AIM OF THE EXERCISE. Copy nothing but the text: reproduce each line of the listing exactly and leave the pictures out.

DATA BLOCK.
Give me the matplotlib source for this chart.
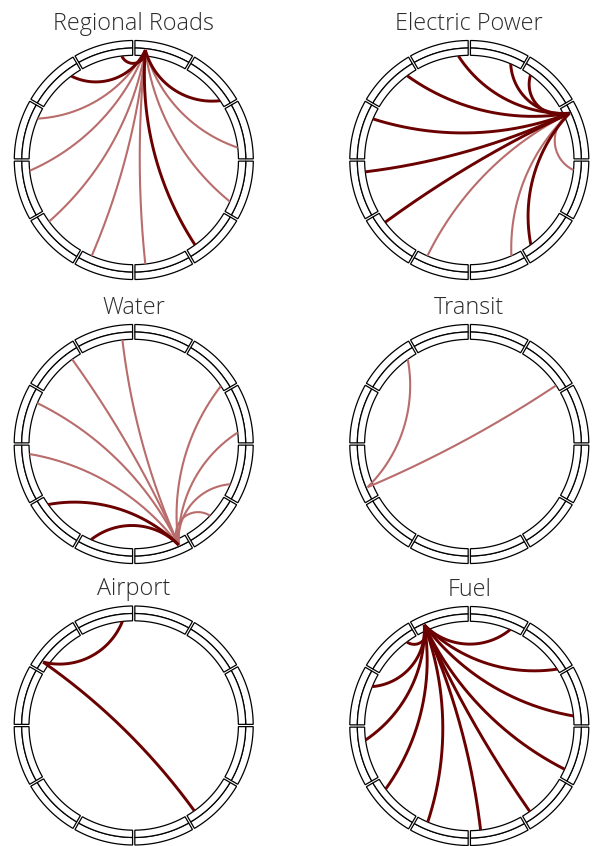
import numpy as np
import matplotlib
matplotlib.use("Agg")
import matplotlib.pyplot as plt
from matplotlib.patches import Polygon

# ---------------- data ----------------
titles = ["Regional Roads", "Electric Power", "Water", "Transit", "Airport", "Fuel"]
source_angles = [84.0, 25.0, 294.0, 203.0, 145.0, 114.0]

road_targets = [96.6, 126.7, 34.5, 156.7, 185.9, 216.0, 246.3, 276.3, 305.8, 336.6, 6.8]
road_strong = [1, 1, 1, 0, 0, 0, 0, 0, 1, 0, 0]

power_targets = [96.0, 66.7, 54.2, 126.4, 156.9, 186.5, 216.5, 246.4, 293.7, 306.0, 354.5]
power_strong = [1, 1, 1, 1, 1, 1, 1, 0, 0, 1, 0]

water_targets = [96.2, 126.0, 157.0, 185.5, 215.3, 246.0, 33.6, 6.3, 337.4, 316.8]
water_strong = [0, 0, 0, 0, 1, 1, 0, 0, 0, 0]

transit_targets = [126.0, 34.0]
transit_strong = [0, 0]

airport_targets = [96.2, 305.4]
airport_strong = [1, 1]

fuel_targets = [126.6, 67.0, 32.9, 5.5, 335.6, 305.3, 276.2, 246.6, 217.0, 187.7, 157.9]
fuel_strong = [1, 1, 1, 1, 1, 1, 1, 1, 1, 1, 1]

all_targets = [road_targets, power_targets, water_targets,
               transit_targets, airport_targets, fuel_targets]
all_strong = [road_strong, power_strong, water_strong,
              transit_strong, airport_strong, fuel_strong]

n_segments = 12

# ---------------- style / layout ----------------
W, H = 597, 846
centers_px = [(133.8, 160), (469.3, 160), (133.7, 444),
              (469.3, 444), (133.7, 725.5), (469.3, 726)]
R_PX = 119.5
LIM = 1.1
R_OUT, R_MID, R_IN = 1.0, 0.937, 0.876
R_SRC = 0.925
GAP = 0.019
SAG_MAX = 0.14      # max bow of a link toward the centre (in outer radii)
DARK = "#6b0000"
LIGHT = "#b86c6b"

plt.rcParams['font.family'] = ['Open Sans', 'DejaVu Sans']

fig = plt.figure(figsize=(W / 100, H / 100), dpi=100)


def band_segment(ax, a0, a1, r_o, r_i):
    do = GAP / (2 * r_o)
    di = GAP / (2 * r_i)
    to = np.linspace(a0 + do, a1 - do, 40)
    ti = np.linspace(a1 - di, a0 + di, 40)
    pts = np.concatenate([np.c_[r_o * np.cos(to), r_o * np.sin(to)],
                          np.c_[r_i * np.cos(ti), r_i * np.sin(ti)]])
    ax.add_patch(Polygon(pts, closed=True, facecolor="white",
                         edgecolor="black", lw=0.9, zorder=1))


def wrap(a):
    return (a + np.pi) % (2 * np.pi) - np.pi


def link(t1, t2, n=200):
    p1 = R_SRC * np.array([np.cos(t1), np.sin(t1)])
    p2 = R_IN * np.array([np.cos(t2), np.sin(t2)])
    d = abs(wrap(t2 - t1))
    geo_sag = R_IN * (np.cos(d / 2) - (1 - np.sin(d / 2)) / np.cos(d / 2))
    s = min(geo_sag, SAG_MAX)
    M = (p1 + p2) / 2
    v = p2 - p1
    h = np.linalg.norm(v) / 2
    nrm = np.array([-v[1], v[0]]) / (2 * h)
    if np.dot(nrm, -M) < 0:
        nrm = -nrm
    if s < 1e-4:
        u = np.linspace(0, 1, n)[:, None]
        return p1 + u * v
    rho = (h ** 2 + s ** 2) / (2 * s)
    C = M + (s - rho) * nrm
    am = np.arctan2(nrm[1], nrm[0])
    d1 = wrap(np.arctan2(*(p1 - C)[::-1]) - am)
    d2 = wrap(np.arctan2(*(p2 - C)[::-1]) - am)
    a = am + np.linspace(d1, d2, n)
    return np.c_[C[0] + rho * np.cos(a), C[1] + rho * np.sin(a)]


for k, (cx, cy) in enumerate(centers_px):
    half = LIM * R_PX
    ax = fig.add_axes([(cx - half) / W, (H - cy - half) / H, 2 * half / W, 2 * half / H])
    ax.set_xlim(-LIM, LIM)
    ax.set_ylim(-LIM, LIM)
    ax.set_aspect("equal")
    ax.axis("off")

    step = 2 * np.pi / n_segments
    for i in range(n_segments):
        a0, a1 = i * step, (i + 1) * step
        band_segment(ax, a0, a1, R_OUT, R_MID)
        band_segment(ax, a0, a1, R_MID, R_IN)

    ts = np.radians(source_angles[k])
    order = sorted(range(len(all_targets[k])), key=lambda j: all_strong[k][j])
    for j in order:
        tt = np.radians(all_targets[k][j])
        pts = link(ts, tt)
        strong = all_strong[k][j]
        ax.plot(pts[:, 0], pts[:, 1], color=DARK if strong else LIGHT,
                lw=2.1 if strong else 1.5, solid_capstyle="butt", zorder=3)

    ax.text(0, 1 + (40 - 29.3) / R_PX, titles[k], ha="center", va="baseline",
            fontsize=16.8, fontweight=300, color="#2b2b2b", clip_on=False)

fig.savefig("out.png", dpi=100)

ANSWER.
Give me the matplotlib source for this chart.
import numpy as np
import matplotlib
matplotlib.use("Agg")
import matplotlib.pyplot as plt
from matplotlib.patches import Polygon

# ---------------- data ----------------
titles = ["Regional Roads", "Electric Power", "Water", "Transit", "Airport", "Fuel"]
source_angles = [84.0, 25.0, 294.0, 203.0, 145.0, 114.0]

road_targets = [96.6, 126.7, 34.5, 156.7, 185.9, 216.0, 246.3, 276.3, 305.8, 336.6, 6.8]
road_strong = [1, 1, 1, 0, 0, 0, 0, 0, 1, 0, 0]

power_targets = [96.0, 66.7, 54.2, 126.4, 156.9, 186.5, 216.5, 246.4, 293.7, 306.0, 354.5]
power_strong = [1, 1, 1, 1, 1, 1, 1, 0, 0, 1, 0]

water_targets = [96.2, 126.0, 157.0, 185.5, 215.3, 246.0, 33.6, 6.3, 337.4, 316.8]
water_strong = [0, 0, 0, 0, 1, 1, 0, 0, 0, 0]

transit_targets = [126.0, 34.0]
transit_strong = [0, 0]

airport_targets = [96.2, 305.4]
airport_strong = [1, 1]

fuel_targets = [126.6, 67.0, 32.9, 5.5, 335.6, 305.3, 276.2, 246.6, 217.0, 187.7, 157.9]
fuel_strong = [1, 1, 1, 1, 1, 1, 1, 1, 1, 1, 1]

all_targets = [road_targets, power_targets, water_targets,
               transit_targets, airport_targets, fuel_targets]
all_strong = [road_strong, power_strong, water_strong,
              transit_strong, airport_strong, fuel_strong]

n_segments = 12

# ---------------- style / layout ----------------
W, H = 597, 846
centers_px = [(133.8, 160), (469.3, 160), (133.7, 444),
              (469.3, 444), (133.7, 725.5), (469.3, 726)]
R_PX = 119.5
LIM = 1.1
R_OUT, R_MID, R_IN = 1.0, 0.937, 0.876
R_SRC = 0.925
GAP = 0.019
SAG_MAX = 0.14      # max bow of a link toward the centre (in outer radii)
DARK = "#6b0000"
LIGHT = "#b86c6b"

plt.rcParams['font.family'] = ['Open Sans', 'DejaVu Sans']

fig = plt.figure(figsize=(W / 100, H / 100), dpi=100)


def band_segment(ax, a0, a1, r_o, r_i):
    do = GAP / (2 * r_o)
    di = GAP / (2 * r_i)
    to = np.linspace(a0 + do, a1 - do, 40)
    ti = np.linspace(a1 - di, a0 + di, 40)
    pts = np.concatenate([np.c_[r_o * np.cos(to), r_o * np.sin(to)],
                          np.c_[r_i * np.cos(ti), r_i * np.sin(ti)]])
    ax.add_patch(Polygon(pts, closed=True, facecolor="white",
                         edgecolor="black", lw=0.9, zorder=1))


def wrap(a):
    return (a + np.pi) % (2 * np.pi) - np.pi


def link(t1, t2, n=200):
    p1 = R_SRC * np.array([np.cos(t1), np.sin(t1)])
    p2 = R_IN * np.array([np.cos(t2), np.sin(t2)])
    d = abs(wrap(t2 - t1))
    geo_sag = R_IN * (np.cos(d / 2) - (1 - np.sin(d / 2)) / np.cos(d / 2))
    s = min(geo_sag, SAG_MAX)
    M = (p1 + p2) / 2
    v = p2 - p1
    h = np.linalg.norm(v) / 2
    nrm = np.array([-v[1], v[0]]) / (2 * h)
    if np.dot(nrm, -M) < 0:
        nrm = -nrm
    if s < 1e-4:
        u = np.linspace(0, 1, n)[:, None]
        return p1 + u * v
    rho = (h ** 2 + s ** 2) / (2 * s)
    C = M + (s - rho) * nrm
    am = np.arctan2(nrm[1], nrm[0])
    d1 = wrap(np.arctan2(*(p1 - C)[::-1]) - am)
    d2 = wrap(np.arctan2(*(p2 - C)[::-1]) - am)
    a = am + np.linspace(d1, d2, n)
    return np.c_[C[0] + rho * np.cos(a), C[1] + rho * np.sin(a)]


for k, (cx, cy) in enumerate(centers_px):
    half = LIM * R_PX
    ax = fig.add_axes([(cx - half) / W, (H - cy - half) / H, 2 * half / W, 2 * half / H])
    ax.set_xlim(-LIM, LIM)
    ax.set_ylim(-LIM, LIM)
    ax.set_aspect("equal")
    ax.axis("off")

    step = 2 * np.pi / n_segments
    for i in range(n_segments):
        a0, a1 = i * step, (i + 1) * step
        band_segment(ax, a0, a1, R_OUT, R_MID)
        band_segment(ax, a0, a1, R_MID, R_IN)

    ts = np.radians(source_angles[k])
    order = sorted(range(len(all_targets[k])), key=lambda j: all_strong[k][j])
    for j in order:
        tt = np.radians(all_targets[k][j])
        pts = link(ts, tt)
        strong = all_strong[k][j]
        ax.plot(pts[:, 0], pts[:, 1], color=DARK if strong else LIGHT,
                lw=2.1 if strong else 1.5, solid_capstyle="butt", zorder=3)

    ax.text(0, 1 + (40 - 29.3) / R_PX, titles[k], ha="center", va="baseline",
            fontsize=16.8, fontweight=300, color="#2b2b2b", clip_on=False)

fig.savefig("out.png", dpi=100)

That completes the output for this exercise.